The work-from-home tax crisis we have to see coming
The living room is the new conference room, and it could lead us down a sticky path when it comes to taxes. As COVID-19 upended the world this past spring, 98 percent of businesses in the U.S. went to a work-from-home model, and some CEOs — like Barclays’ Jes Staley — predicted crowded corporate offices with thousands of employees “may be a thing of the past.”
But as business leaders and elected officials alike seek to find some footing on this uncharted terrain, they seem to encounter an unintended consequence of our “new normal” in almost every direction. For companies that have gone remote, one of those is the development of a large, work-from-home tax nexus.
Working in one municipality and living in another is nothing new. Telecommuting has been the way of the world at many large national and multinational companies for years. And for even longer, residents of area suburbs around the country have made the trek over bridges, across rivers and through tunnels to their nearby city in another state.
But just like the world wasn’t quite expecting to move tens of millions of people to online work stations at their kitchen table overnight this past March, some companies haven’t been able to get their arms around what their next tax season will look like with a large chunk of their workforce working in one state and living in another.

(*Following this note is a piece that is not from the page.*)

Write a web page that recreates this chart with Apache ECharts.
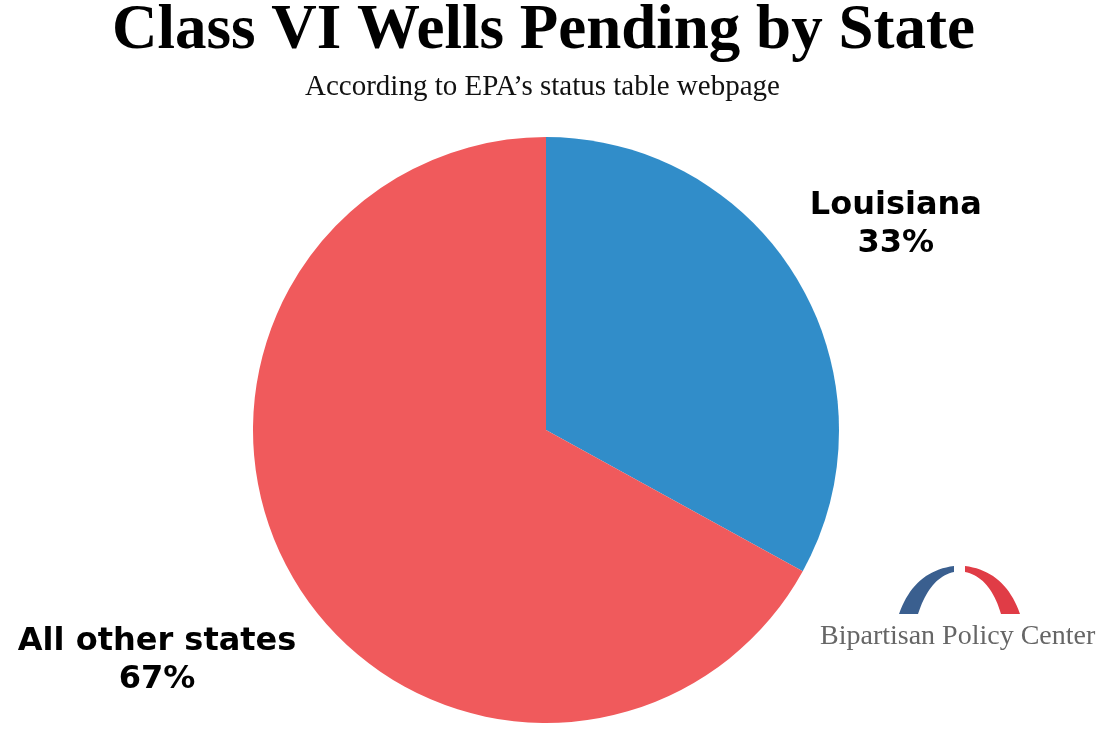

Right now, that admittedly seems fairly trivial. With debates ongoing about whether to re-open schools, how to handle a growing need for hospital resources, and enacting health and safety guidelines for those who have to return to offices, the idea of this new work-from-home nexus is probably low on the priority list in every C-suite. But as we’ve seen over the last few months, the situation about the future of the workplace is very fluid and the effects can have massive implications. Those advising businesses on their tax strategies need to be ready for this crunch.
Typically, tax nexus is based on where employees physically perform services (although other factors can come into play). For example, an employee at a New York City-based business will have income tax withheld for New York, and the business will also have income tax nexus in New York because its workers are physically housed in the city.
But if that same New York City business now has the majority of its employees performing their tasks at their homes in New Jersey, it now has an income tax nexus in the state of New Jersey, meaning it would technically need to file there as well. Fortunately, some states (including New Jersey) have announced that nexus won’t be asserted if employees are working from home solely due to COVID-19-related closures or social distancing policies. However, not all states have taken this position or provided specific guidance.
Managing this situation can get really sticky in states that have similar income tax laws, but tax rates that are different. For example, California has a much higher tax rate than its closest neighbors; the same can be said for Illinois.
As we inch closer to the fall, and states start to operate with the specter of any further shutdowns looming overhead, along with the very real possibility of many of their workers becoming permanent telecommuters, business accounting could get much more complicated. On top of that, some states will undoubtedly suffer a bigger shortfall in their tax coffers.
Proceeding with caution
While the world may not have been expecting this spring’s mass exodus for our respective home offices, getting ahead of this issue with the benefit of some foresight is a must. We can never again use the excuse that we just didn’t anticipate this kind of action. Unfortunately, some businesses will be able to adapt more easily than others.
While large firms will have more employees to consider, they have the resources to throw behind a comprehensive study to fully understand their state-level tax exposures. But some smaller companies may not want to — or simply cannot afford to — pay for a full nexus study to identify where they should file.
If a company is currently deciding whether to change its work-from-home policy, senior leaders need to look into tax consequences before they make a permanent decision. The financial effects can be significant. For example, if a company has nexus in a certain state and doesn’t file income tax returns in that state, the state can go after that company indefinitely with no statute of limitations. Why? Because the statute of limitations is generally based on the date a company filed. That combination of virtually unlimited look-back and the potential for reduced tax revenue in certain business-heavy states could create a recipe for future tax headaches for businesses for many years to come.
Ultimately, there is no way around this without hyper vigilance. Accounting firms are going to have to delve deeply into the intricacies of each of their client’s businesses because those that don’t know all the states their clients operate in, how many employees work in different jurisdictions, and other important details, are doomed to see severe complications next reporting season. On top of everything we’ve already endured, this is one headache that — if we’re proactive — we can avoid.